Academics

Carolina’s C-STEP program expands to include Richmond Community College

C-STEP is part of Carolina’s commitment to accessibility and affordability, a core value of the University. For nearly 20 years, Carolina has pioneered initiatives to improve college affordability by striving to keep costs low for every student.

A teacher leads a class.

The University of North Carolina at Chapel Hill is expanding its renowned Carolina Student Transfer Excellence Program, known as C-STEP. Richmond Community College students will now have the opportunity to participate in C-STEP and earn guaranteed admission to Carolina. Eligible students can enroll as early as the fall 2021 academic semester.

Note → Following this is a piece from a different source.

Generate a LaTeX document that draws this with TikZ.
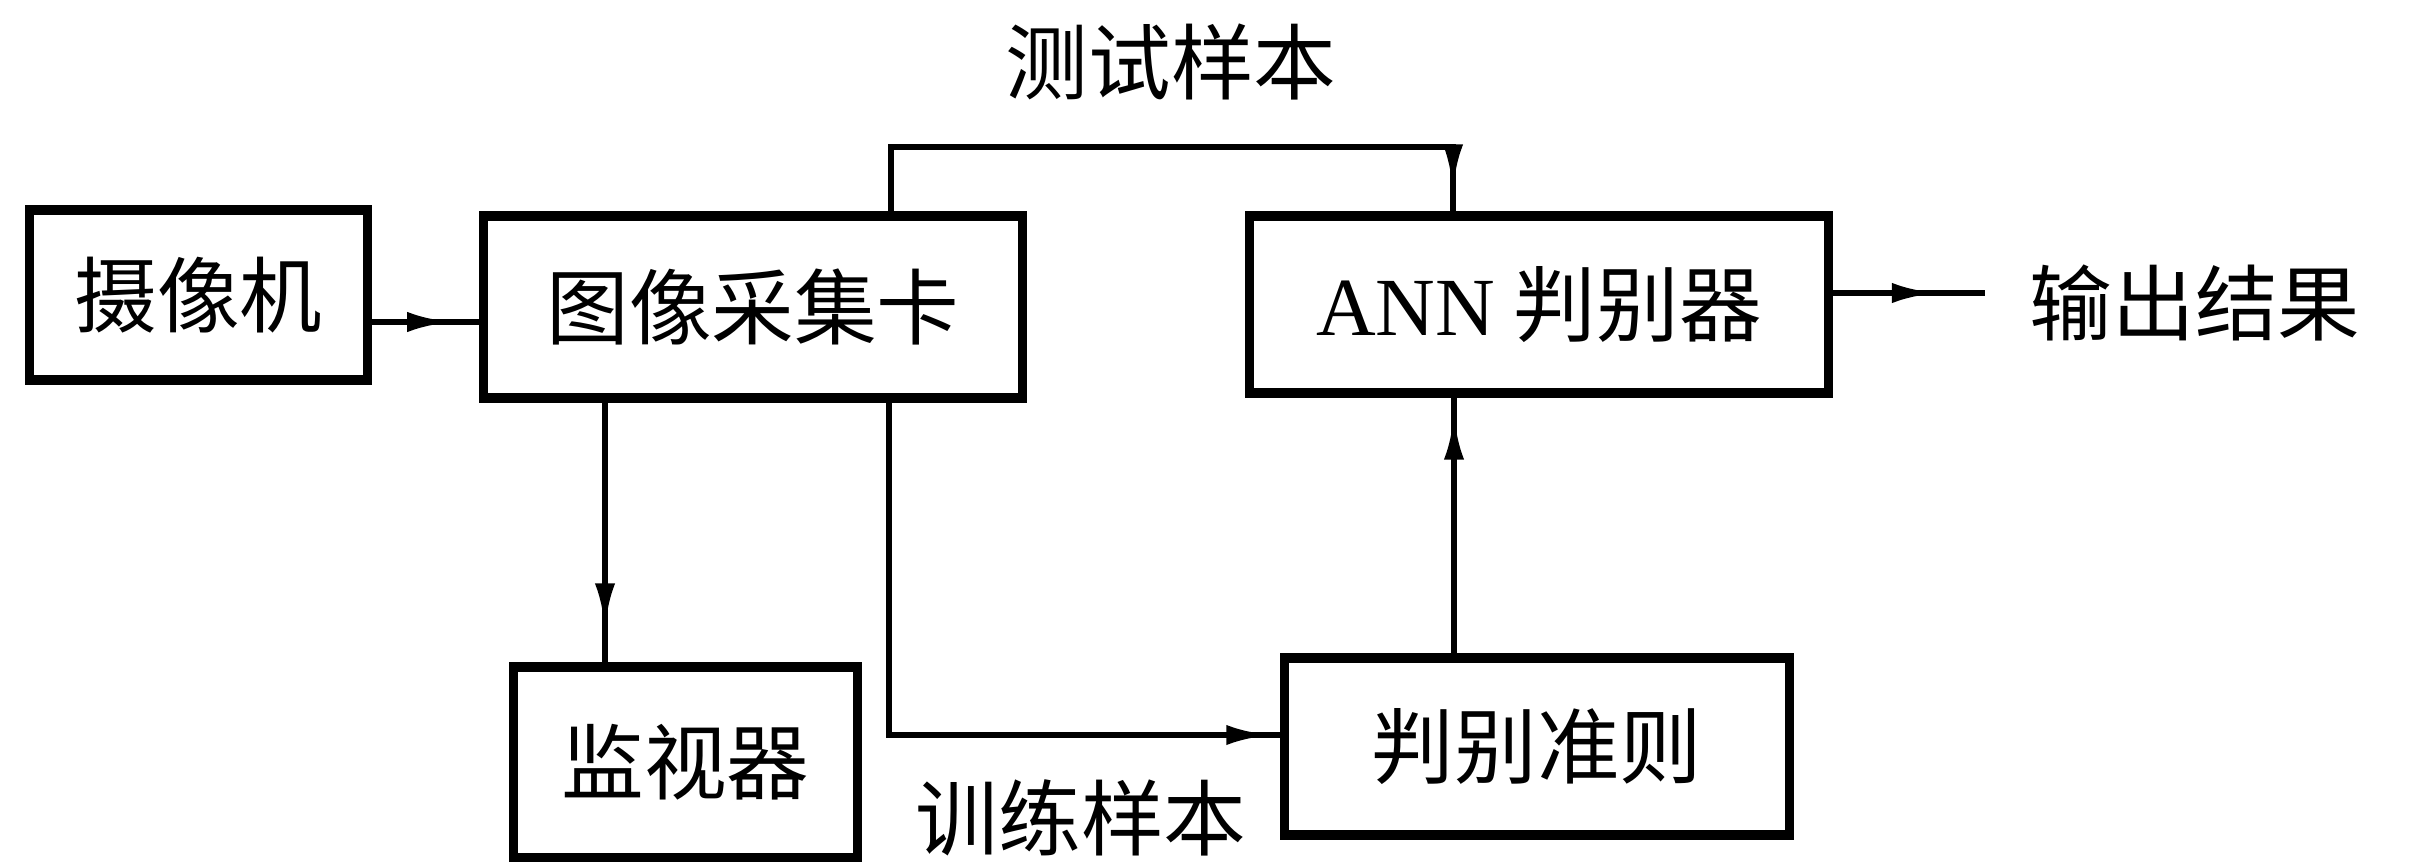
\documentclass[tikz,border=0pt]{standalone}
\usepackage{fontspec}
\setmainfont{Liberation Serif}
\newfontfamily\cjk{Noto Sans CJK SC}
\usetikzlibrary{arrows.meta,decorations.markings}
\tikzset{
  blk/.style={draw, line width=2.6pt, rectangle, inner sep=0pt, font=\cjk\fontsize{23.5pt}{28pt}\selectfont},
  lbl/.style={inner sep=0pt, font=\cjk\fontsize{23.5pt}{28pt}\selectfont},
  conn/.style={line width=1.8pt},
  tipat/.style={postaction={decorate}, decoration={markings, mark=at position #1 with {\arrow{Latex[length=0.45cm,width=0.2cm]}}}}
}
\begin{document}
\begin{tikzpicture}[x=0.01cm, y=-0.01cm]
\useasboundingbox (0,0) rectangle (2409,863);
\node[blk, minimum width=3.37cm, minimum height=1.70cm] (cam) at (198.5,295) {摄像机};
\node[blk, minimum width=5.38cm, minimum height=1.82cm] (card) at (753,307) {图像采集卡};
\node[blk, minimum width=5.78cm, minimum height=1.77cm] (ann) at (1539,304.5) {{\rmfamily ANN} 判别器};
\node[blk, minimum width=3.43cm, minimum height=1.90cm] (mon) at (685.5,762) {监视器};
\node[blk, minimum width=5.04cm, minimum height=1.77cm] (rule) at (1537,746.5) {判别准则};
\node[lbl] (out) at (2195,303) {输出结果};
\node[lbl] (test) at (1171,62) {测试样本};
\node[lbl] (train) at (1081,818) {训练样本};
\coordinate (c1) at (0,322);
\coordinate (t1) at (891,147);
\coordinate (t2) at (1453,147);
\coordinate (m1) at (605,0);
\coordinate (r1) at (889,735);
\coordinate (u1) at (1454,0);
\coordinate (o1) at (1985,293);
\draw[conn, tipat=-0.27cm] (cam.east |- c1) -- (card.west |- c1);
\draw[conn, tipat=-0.22cm] (card.north -| t1) -- (t1) -- (t2) -- (ann.north -| t2);
\draw[conn, tipat=-0.34cm] (card.south -| m1) -- (mon.north -| m1);
\draw[conn, tipat=-0.09cm] (card.south -| r1) |- (rule.west |- r1);
\draw[conn, tipat=-0.17cm] (rule.north -| u1) -- (ann.south -| u1);
\draw[conn, tipat=-0.48cm] (ann.east |- o1) -- (o1);
\end{tikzpicture}
\end{document}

C-STEP is a groundbreaking program that provides a pathway for low- and moderate-income high school and community college students to transfer into Carolina. To participate, students first enroll in an associate’s degree program at a partner college and earn a 3.2 GPA on all required coursework. Students may then apply to the C-STEP program and, once all the required coursework is complete, transfer to UNC-Chapel Hill. C-STEP launched in 2006 with the support of the Jack Kent Cooke Foundation to enable more community college students to transfer to and graduate from Carolina. Almost 800 transfer students enter UNC-Chapel Hill each year, about 39% from North Carolina community colleges.

“There are many paths to Carolina and our C-STEP students are among the most hardworking and resourceful that we’ve seen,” said Rebecca Egbert, senior assistant director of admissions and C-STEP program director. “Transfer students are valued members of our community, and we are proud to welcome students from Richmond Community College. We can’t wait to see all that they accomplish.”

C-STEP is part of Carolina’s commitment to accessibility and affordability, a core value of the University. For nearly 20 years, Carolina has pioneered initiatives to improve college affordability by striving to keep costs low for every student. It is one of the few public flagship universities to practice need-blind admissions and provide low-debt, full-need student aid. The University strives to meet the full demonstrated need of all students eligible to receive federal financial aid through a combination of grants, scholarships, and loans. C-STEP students are also eligible for the Carolina Covenant, a landmark program that enables low-income students to graduate debt-free.

“This new partnership between RichmondCC and UNC-Chapel Hill will provide many people in Richmond and Scotland counties a new and exciting path toward a Carolina degree, while enriching their academic and personal experience,” said Dale McInnis, Richmond Community College president. “Our college is proud to support UNC-Chapel Hill’s innovative efforts to expand access for our students to attend this world class university, saving them money and improving their chance to succeed. If your dream has always been to go to Carolina, C-STEP at RichmondCC can now make that dream come true.”

Once enrolled in C-STEP, the program provides transition and support services, such as dedicated academic advising from community college all the way to and through UNC-Chapel Hill as well as mentoring and networking opportunities and special seminars.

C-STEP currently serves almost 950 students, and 730 of those have already enrolled at Carolina. The remaining students are expected to enroll after completing their community college courses. As of 2019, the average C-STEP graduate GPA is 3.0 and the overall graduation rate is 81%.

RichmondCC will be the 14th community college to partner with C-STEP and Carolina. Current C-STEP partners include: Alamance Community College, Cape Fear Community College, Carteret Community College, Central Carolina Community College, Central Piedmont Community College, Craven Community College, Durham Technical Community College, Fayetteville Technical Community College, Guilford Technical Community College, Robeson Community College, Sandhills Community College, Southwestern Community College and Wake Technical Community College.